Helping Someone Through Suffering

We all suffer. It’s part of the human condition. We also journey with those who suffer: friends, family, neighbors, co-workers. As people of faith, we often find ourselves wonder what to say, wondering what to do. As a result, we often offer up platitudes and pep talks to people in their pain, minimizing what they’re feeling in an effort to “fast track” them into recovery. But we’d think twice about these pithy little statements if we realized how harmful they are to people in pain.

Eugene Peterson writes about this in his Study Notes in Conversations:

Nothing does more to demean the person who suffers than to busy oneself in fixing him or her up. And nothing can provide more meaning to suffering than taking the suffering seriously, offering our companionship, and waiting in the dark with that person for the coming of dawn.
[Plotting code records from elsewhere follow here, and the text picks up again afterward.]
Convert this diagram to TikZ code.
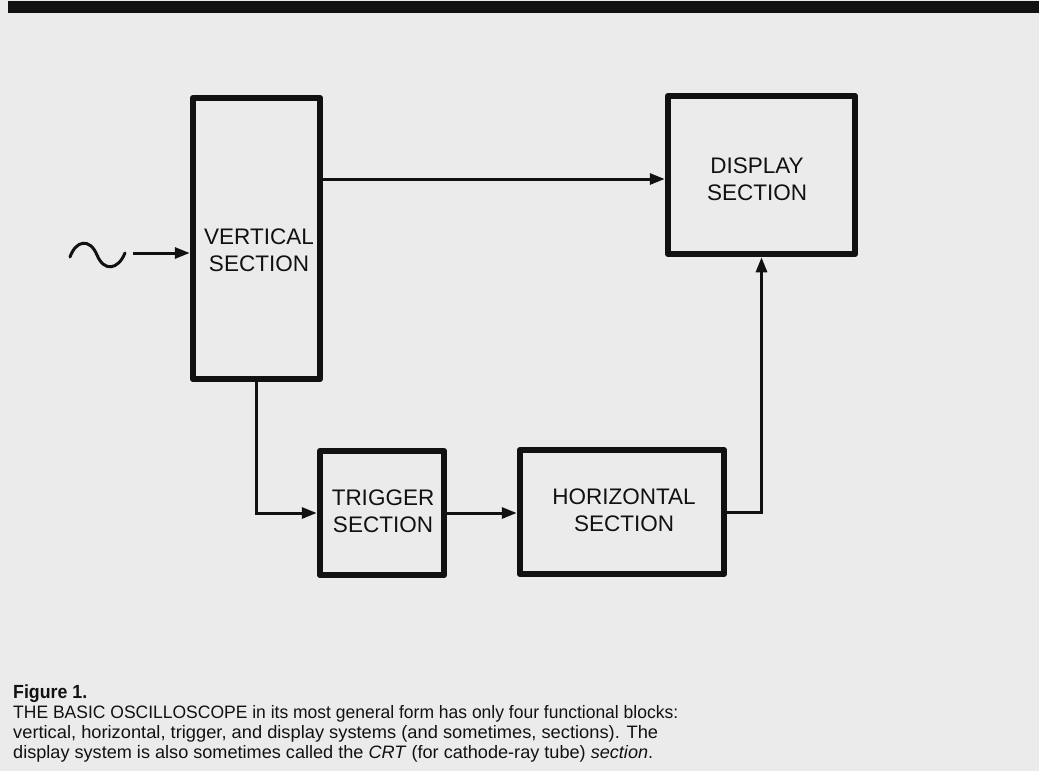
\documentclass[tikz,border=0pt]{standalone}
\usepackage{fontspec}
\usepackage{graphicx}
\setmainfont{Liberation Sans}
\usetikzlibrary{arrows.meta}
\definecolor{paper}{RGB}{235,235,235}
\definecolor{ink}{RGB}{17,17,17}
\newsavebox\fitbox
\newcommand\fitto[2]{\sbox\fitbox{#2}\pgfmathsetmacro\fitratio{#1/\the\wd\fitbox}\scalebox{\fitratio}[1]{\usebox\fitbox}}
\tikzset{
  blockbox/.style={draw=ink, line width=6.5pt, line join=round, inner sep=0pt, fill=paper},
  blocklabel/.style={text=ink, align=center, font=\fontsize{22.5}{27}\selectfont, inner sep=0pt},
  conn/.style={draw=ink, line width=3pt, -{Triangle[length=15pt,width=11pt]}},
  captext/.style={text=ink, anchor=base west, inner sep=0pt, font=\fontsize{18}{20}\selectfont},
}
\begin{document}
\begin{tikzpicture}[x=1pt,y=-1pt]
\useasboundingbox[fill=paper] (0,0) rectangle (1039,771);
% top bar
\fill[ink] (8,1) rectangle (1039,13);
% blocks
\node[blockbox, minimum width=127pt, minimum height=281pt] (vert) at (256.5,238.5) {};
\node[blockbox, minimum width=187pt, minimum height=158pt] (disp) at (761.5,175) {};
\node[blockbox, minimum width=124pt, minimum height=124pt] (trig) at (382,513) {};
\node[blockbox, minimum width=204pt, minimum height=124pt] (horiz) at (622,512) {};
% labels
\node[blocklabel] (vertlab) at (259,250) {VERTICAL\\SECTION};
\node[blocklabel] (displab) at (757,179) {DISPLAY\\SECTION};
\node[blocklabel] (triglab) at (383,511) {TRIGGER\\SECTION};
\node[blocklabel] (horizlab) at (624,510) {HORIZONTAL\\SECTION};
% input signal
\draw[ink, line width=3pt, line cap=round] (70,257) .. controls (76,240) and (90,238) .. (97,255) .. controls (104,272) and (118,270) .. (125,253);
\coordinate (inp) at (133,253);
\draw[conn] (inp) -- (inp -| vert.west);
% connectors
\coordinate (toprow) at (0,179);
\draw[conn] (vert.east |- toprow) -- (disp.west |- toprow);
\draw[conn] (vert.south) |- (trig.west);
\draw[conn] (trig.east) -- (horiz.west |- trig.east);
\draw[conn] (horiz.east) -| (disp.south);
% caption
\node[captext, font=\fontsize{19}{20}\selectfont\bfseries] (cap0) at (13,698) {\fitto{74pt}{Figure 1.}};
\node[captext] (cap1) at (13,718) {\fitto{665pt}{THE BASIC OSCILLOSCOPE in its most general form has only four functional blocks:}};
\node[captext] (cap2) at (13,738) {\fitto{645pt}{vertical, horizontal, trigger, and display systems (and sometimes, sections). The}};
\node[captext] (cap3) at (13,758) {\fitto{640pt}{display system is also sometimes called the \textit{CRT} (for cathode-ray tube) \textit{section}.}};
\end{tikzpicture}
\end{document}
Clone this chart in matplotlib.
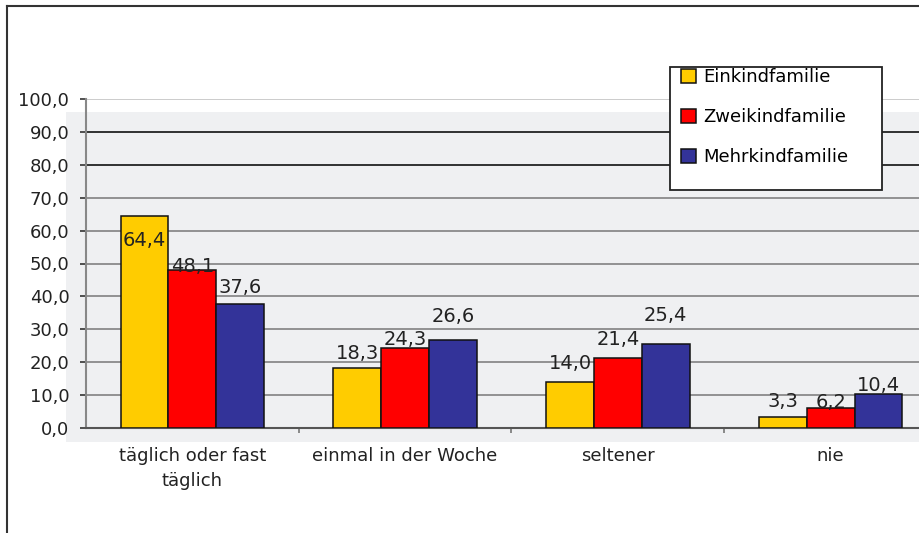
import matplotlib
matplotlib.use('Agg')
import matplotlib.pyplot as plt
import numpy as np
from matplotlib.patches import Rectangle
from matplotlib.lines import Line2D

# Daten
categories = ['täglich oder fast\ntäglich', 'einmal in der Woche', 'seltener', 'nie']
series_names = ['Einkindfamilie', 'Zweikindfamilie', 'Mehrkindfamilie']
einkind = [64.4, 18.3, 14.0, 3.3]
zweikind = [48.1, 24.3, 21.4, 6.2]
mehrkind = [37.6, 26.6, 25.4, 10.4]
y_ticks = [0, 10, 20, 30, 40, 50, 60, 70, 80, 90, 100]

colors = ['#FFCC00', '#FF0000', '#333399']
# Abstand der Werte-Beschriftung ueber dem Balken (Pixel), wie im Original verschoben
label_shift = [[-30, 9, 13, 10], [-2, 3, 13, 0], [11, 18, 23, 3]]

W, H = 920, 533
fig = plt.figure(figsize=(W / 100, H / 100), dpi=100)
ax = fig.add_axes([86 / W, 105 / H, 851 / W, 329 / H])
ax.set_facecolor('none')

# grauer Hintergrund des Diagrammbereichs
fig.add_artist(Rectangle((66 / W, 91 / H), 1 - 66 / W, 330 / H, transform=fig.transFigure,
                         facecolor='#eff0f2', edgecolor='none', zorder=-1))

x = np.arange(len(categories))
w = 0.225
for i, (vals, name, c) in enumerate(zip([einkind, zweikind, mehrkind], series_names, colors)):
    bars = ax.bar(x + (i - 1) * w, vals, w, color=c, edgecolor='#111111', linewidth=1.1,
                  label=name, zorder=3)
    for b, v, dy in zip(bars, vals, label_shift[i]):
        ax.annotate(f'{v:.1f}'.replace('.', ','), (b.get_x() + b.get_width() / 2, v),
                    xytext=(0, dy * 0.72), textcoords='offset points', ha='center',
                    va='baseline', fontsize=14, color='#222222', zorder=4)

ax.set_xlim(-0.5, 3.5)
ax.set_ylim(0, 100)
ax.set_yticks(y_ticks)
ax.set_yticklabels([f'{v:.1f}'.replace('.', ',') for v in y_ticks])
ax.set_xticks(x)
ax.set_xticklabels(categories, linespacing=1.45)
ax.set_xticks([0.5, 1.5, 2.5], minor=True)
ax.tick_params(axis='x', which='major', length=0, pad=14, labelsize=13, labelcolor='#222222')
ax.tick_params(axis='x', which='minor', length=3.5, width=1.2, color='#777777', direction='out')
ax.tick_params(axis='y', length=4, width=1.2, color='#333333', pad=8, labelsize=13,
               labelcolor='#222222')

ax.set_axisbelow(True)
ax.grid(axis='y', color='#8a8a8a', linewidth=1.3)
for val, gl in zip(y_ticks, ax.get_ygridlines()):
    if val in (80, 90):
        gl.set_color('#222222')
    elif val == 100:
        gl.set_color('#c8c8c8')

for s in ['top', 'right']:
    ax.spines[s].set_visible(False)
ax.spines['left'].set_color('#888888')
ax.spines['left'].set_linewidth(1.5)
ax.spines['bottom'].set_color('#555555')
ax.spines['bottom'].set_linewidth(1.5)

# Legende
fig.add_artist(Rectangle((670 / W, 1 - 190 / H), 212 / W, 123 / H, transform=fig.transFigure,
                         facecolor='white', edgecolor='#222222', linewidth=1.3, zorder=4))
handles, labels = ax.get_legend_handles_labels()
leg = fig.legend(handles, labels, loc='upper left', bbox_to_anchor=(681 / W, 1 - 68 / H),
                 frameon=False, fontsize=13, handlelength=0.83, handleheight=0.83,
                 handletextpad=0.4, labelspacing=1.22, borderpad=0, borderaxespad=0)
leg.set_zorder(6)

# aeusserer Rahmen
fig.add_artist(Line2D([7 / W, 7 / W], [0, 1 - 6 / H], transform=fig.transFigure,
                      color='#333333', linewidth=1.5))
fig.add_artist(Line2D([7 / W, 1], [1 - 6 / H, 1 - 6 / H], transform=fig.transFigure,
                      color='#333333', linewidth=1.5))

fig.savefig('out.png', dpi=100)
I love Peterson’s phrase, “waiting in the dark with that person for the coming of dawn.” If you want to know how to help someone through suffering, take this metaphor to heart.

Instead of speaking, listen.

Instead of smiling, cry.

Instead of praying, sit.

Offer your companionship. Enter into this moment with your friend and journey with them as far as they ask you to. The time will come for speaking, smiling, praying. But our immediate posture should be less active. Choose to be present, nothing more.

Instead of turning on the lights, sit with them in the dark and wait for dawn.

Wait for the One who bids dawn come in the first place.

“…there is a friend who sticks closer than a brother.” — Prov. 18.24

This entry was posted in Disappointment, Faith and tagged , , , , . Bookmark the permalink.

1 Response to Helping Someone Through Suffering

  1. What came to mind as I was reading your entry was the cliche: “What would Jesus do?” Yes, it is a cliche, but is it not also the standard of the Christian walk? Are we not to follow the example of Jesus when he walked on the earth? We are the physical hands and feet of God on this earth; we are His representatives to those around us. We have the Spirit of God living in us. You are correct. People don’t need someone to rescue them, to fix them up, or to rush them along their journey of grief. They don’t need platitudes. Those who deeply grieve need someone who cares, someone who will take the time to enter into their grief and just be with them to show God’s love.